Air freight can also improve reliability on certain lanes, especially when compared with long ocean transit schedules that may involve port congestion, transhipment delays or seasonal disruption. Shorter transit times also reduce the period in which goods are exposed to handling and environmental risk, which can be relevant for sensitive or high-value products.
For Australian businesses, air freight is often part of a broader freight strategy rather than a standalone solution. A company may use sea freight for regular replenishment and air freight for urgent top-up stock. That blended approach can balance cost control with service continuity.
Costs, weight and pricing realities
Air freight is commonly priced on chargeable weight, which is the higher of actual weight or volumetric weight. This matters because lightweight but bulky cargo can still attract a high freight charge. Cartons of retail goods, promotional materials or soft furnishings sometimes surprise importers for this reason.
Beyond the airfreight rate itself, businesses also need to account for terminal fees, fuel and security charges, customs clearance, local cartage and any quarantine or inspection costs. The cheapest quoted airline rate does not always produce the lowest end-to-end landed cost.
Pricing can also shift quickly based on capacity, seasonality, route demand and disruptions. Peak retail periods, reduced flight schedules and global events can all tighten capacity and push rates up. For that reason, planning ahead where possible still matters, even when using a fast mode like air freight.
Compliance and risk considerations
Air freight is tightly regulated. Cargo must meet airline security standards, export and import documentation rules, and any product-specific controls that apply to the commodity. In Australia, border compliance is especially important for imported goods that may trigger biosecurity checks, customs duties or permit requirements.
Dangerous goods are a good example of where assumptions create problems. Items such as lithium batteries, aerosols, chemicals and some machinery components may be restricted or require formal declaration and approved packing. A shipment that seems straightforward from a commercial point of view may need specialist review before it can travel by air.
This is where working with a freight forwarder adds practical value. The role is not limited to arranging a booking. It includes checking shipment suitability, aligning documents, managing customs processes and coordinating the full movement so the cargo is not delayed by avoidable compliance issues.
When air freight transportation makes sense
The answer depends on the value of time in your business. If a delayed shipment could stop sales, interrupt production or damage customer relationships, air freight often justifies its cost. If the goods are low value, bulky and not urgent, it usually does not.

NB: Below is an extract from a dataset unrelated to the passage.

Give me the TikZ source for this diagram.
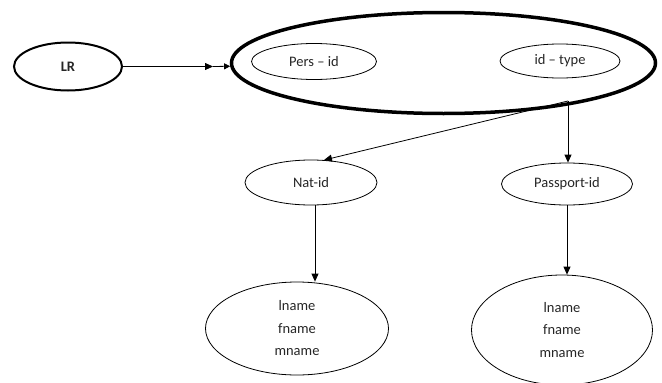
\documentclass[tikz,border=0pt]{standalone}
\usepackage{fontspec}
\setmainfont{Carlito}
\usetikzlibrary{shapes.geometric,arrows.meta}
\begin{document}
\begin{tikzpicture}[x=1pt,y=-1pt,
  ell/.style={draw, ellipse, inner sep=0pt, line width=0.8pt,
    font=\fontsize{14.5}{22.5}\selectfont, text=black!85},
  arr/.style={line width=0.8pt, -{Triangle[length=8pt,width=7pt]}},
]
\useasboundingbox (0,0) rectangle (662,383);
\node[ell, line width=2pt, minimum width=108pt, minimum height=48pt,
  font=\bfseries\fontsize{14.5}{22}\selectfont] (lr) at (68,66.5) {LR};
\node[ell, line width=3.5pt, minimum width=424pt, minimum height=101pt] (big) at (443.5,63) {};
\node[ell, minimum width=125pt, minimum height=36pt] (pers) at (314,61.5) {Pers – id};
\node[ell, minimum width=120pt, minimum height=34pt] (idt) at (560,61) {id – type};
\node[ell, minimum width=132pt, minimum height=45pt] (nat) at (311,182.5) {Nat-id};
\node[ell, minimum width=131pt, minimum height=42pt] (pass) at (567,184) {Passport-id};
\node[ell, minimum width=183pt, minimum height=93pt, align=center] (lnat) at (297,328.5) {lname\\fname\\mname};
\node[ell, minimum width=181pt, minimum height=110pt, align=center] (lpass) at (562,330) {lname\\fname\\mname};
\coordinate (m) at (213,66.5);
\coordinate (src) at (568,101);
\draw[arr] (lr) -- (m);
\draw[line width=0.8pt, -{Triangle[length=6pt,width=6pt]}] (m) -- (big);
\draw[arr] (src) -- (nat.60);
\draw[arr] (src) -- (src |- pass.north);
\draw[arr] ([xshift=4pt]nat.south) -- ([xshift=4pt]nat.south |- lnat.north);
\draw[arr] (pass.south) -- (pass.south |- lpass.north);
\end{tikzpicture}
\end{document}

A useful way to assess it is to compare the freight premium against the business impact of waiting. That impact might include lost revenue, downtime, contractual penalties, stockouts or excess local inventory. Once those costs are visible, the air versus sea decision becomes less about freight alone and more about supply chain performance.
For many Australian importers and exporters, the best result comes from using air freight selectively and strategically. That means reserving it for urgent orders, critical components, product launches, replacement stock and high-priority export movements, while relying on other modes for routine volume.
At MCC World International, that practical view matters because freight decisions are rarely made in isolation. They affect customs timing, warehousing, local delivery, inventory planning and customer commitments. Air freight works best when it is integrated into the wider logistics picture rather than treated as a quick fix.
If you are weighing up whether air freight is the right move, start with the business outcome you need, not just the transit time. The right transport mode is the one that keeps your cargo moving, your compliance intact and your operation on schedule.